4.3. Zoals de Raad eerder heeft overwogen kan evenmin procesbelang worden ontleend aan de verzochte veroordeling tot vergoeding van proceskosten en griffierecht. De Raad verwijst in dat verband naar zijn uitspraak van 23 mei 2012, LJN BW6811.
5. Het voorgaande betekent dat het hoger beroep vanwege het ontbreken van procesbelang niet-ontvankelijk verklaard moet worden.

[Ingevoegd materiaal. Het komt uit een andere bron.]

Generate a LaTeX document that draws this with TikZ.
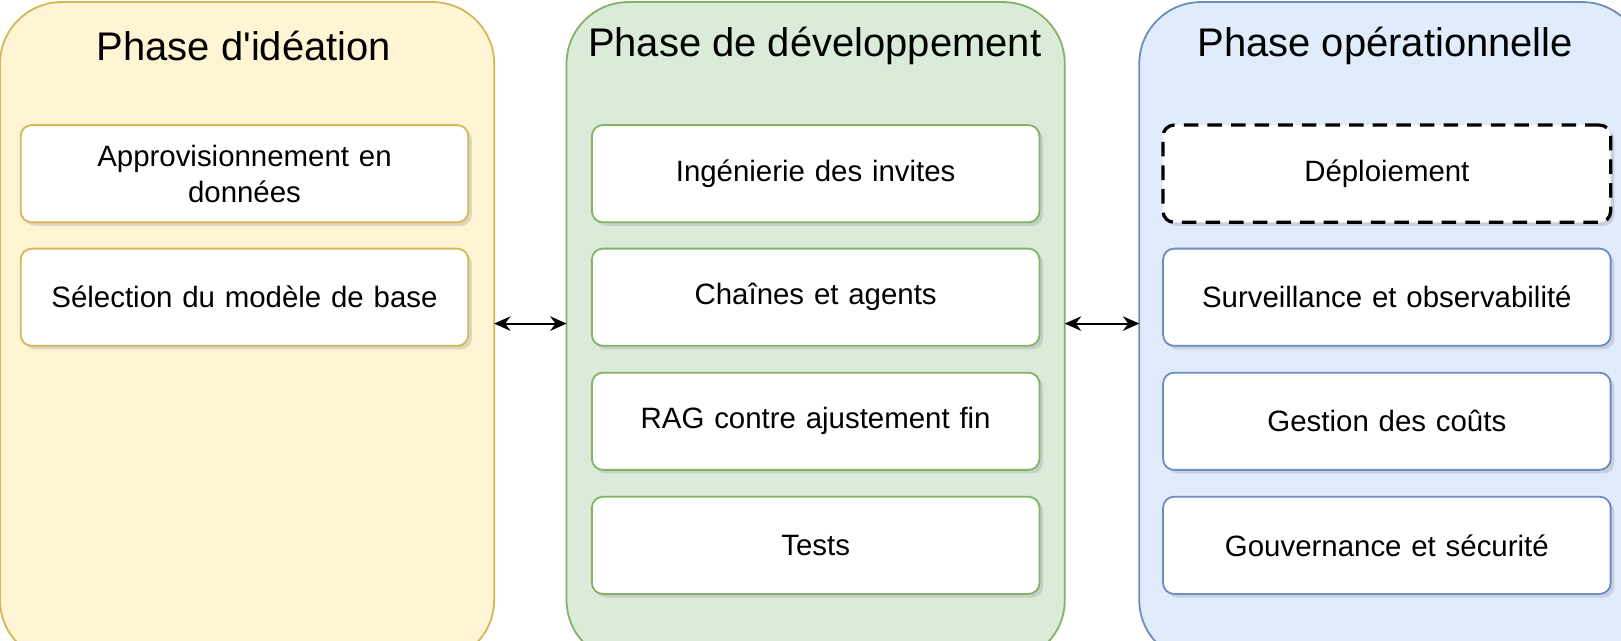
\documentclass[tikz,border=0pt]{standalone}
\usepackage{fontspec}
\setmainfont{Liberation Sans}
\usetikzlibrary{shadows,arrows.meta}
\definecolor{ylwfill}{HTML}{FFF2CC}\definecolor{ylwline}{HTML}{D6B656}
\definecolor{grnfill}{HTML}{D5E8D4}\definecolor{grnline}{HTML}{82B366}
\definecolor{blufill}{HTML}{DAE8FC}\definecolor{bluline}{HTML}{6C8EBF}
\tikzset{
  phase/.style={draw=#1line, fill=#1fill!85!white, line width=1pt, rounded corners=34pt},
  title/.style={font=\fontsize{22}{26}\selectfont, anchor=center},
  step/.style={draw=#1line, fill=white, line width=1pt, rounded corners=6pt,
    minimum width=8.66cm, minimum height=1.88cm, align=center, text width=8.2cm,
    font=\fontsize{16.2}{20}\selectfont,
    drop shadow={shadow xshift=2pt, shadow yshift=-2pt, opacity=0.25}},
  link/.style={{Stealth[length=9pt,width=8pt]}-{Stealth[length=9pt,width=8pt]}, line width=1.2pt}
}
\begin{document}
\begin{tikzpicture}[x=0.02cm, y=-0.02cm]
  \useasboundingbox (0,0) rectangle (1568,620);
  \draw[phase=ylw] (0,2) rectangle (478,640);
  \draw[phase=grn] (548,2) rectangle (1030,640);
  \draw[phase=blu] (1102,2) rectangle (1590,640);
  \node[title] (tideation) at (236,44) {Phase d\textquotesingle idéation};
  \node[title] (tdev) at (788,44) {Phase de développement};
  \node[title] (tops) at (1340,44) {Phase opérationnelle};
  % ideation
  \node[step=ylw] (sourcing) at (236.5,168) {Approvisionnement en\\données};
  \node[step=ylw] (model) at (236.5,287.5) {Sélection du modèle de base};
  % development
  \node[step=grn] (prompt) at (789,168) {Ingénierie des invites};
  \node[step=grn] (chains) at (789,287.5) {Chaînes et agents};
  \node[step=grn] (rag) at (789,407.5) {RAG contre ajustement fin};
  \node[step=grn] (tests) at (789,527.5) {Tests};
  % operations
  \node[step=blu, draw=black, line width=1.8pt, dash pattern=on 8pt off 5pt] (deploy) at (1341.5,168) {Déploiement};
  \node[step=blu] (monitor) at (1341.5,287.5) {Surveillance et observabilité};
  \node[step=blu] (cost) at (1341.5,407.5) {Gestion des coûts};
  \node[step=blu] (govern) at (1341.5,527.5) {Gouvernance et sécurité};
  % links
  \coordinate (a1) at (478,313); \coordinate (a2) at (548,313);
  \coordinate (b1) at (1030,313); \coordinate (b2) at (1102,313);
  \draw[link] (a1) -- (a2);
  \draw[link] (b1) -- (b2);
\end{tikzpicture}
\end{document}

6. Vervolgens is er aanleiding om te bezien of in de omstandigheden van het geval, in het bijzonder de reden voor het vervallen van het procesbelang, grond is gelegen om over te gaan tot een proceskostenveroordeling. Een dergelijke grond kan zijn gelegen in de omstandigheid dat het bestuursorgaan aan de indiener van het beroep is tegemoet gekomen, in welk geval, indien het hoger beroep zou zijn ingetrokken, met toepassing van artikel 8:75a van de Awb een proceskostenveroordeling mogelijk is. Van tegemoetkomen door het college in deze zin is echter geen sprake. De Raad wijst er in dit verband op dat de omstandigheid dat appellant alsnog ontheffing heeft gekregen niet het gevolg is van het instellen van het (hoger) beroep, maar van een wijziging van de regelgeving na de periode in geding. Voor een proceskostenveroordeling bestaat dan ook geen aanleiding
BESLISSING
De Centrale Raad van Beroep verklaart het hoger beroep niet-ontvankelijk.
Deze uitspraak is gedaan door R.M. van Male als voorzitter en G.M.T. Berkel-Kikkert en J. Brand als leden, in tegenwoordigheid van R.B.E. van Nimwegen als griffier. De beslissing is uitgesproken in het openbaar op 27 maart 2013.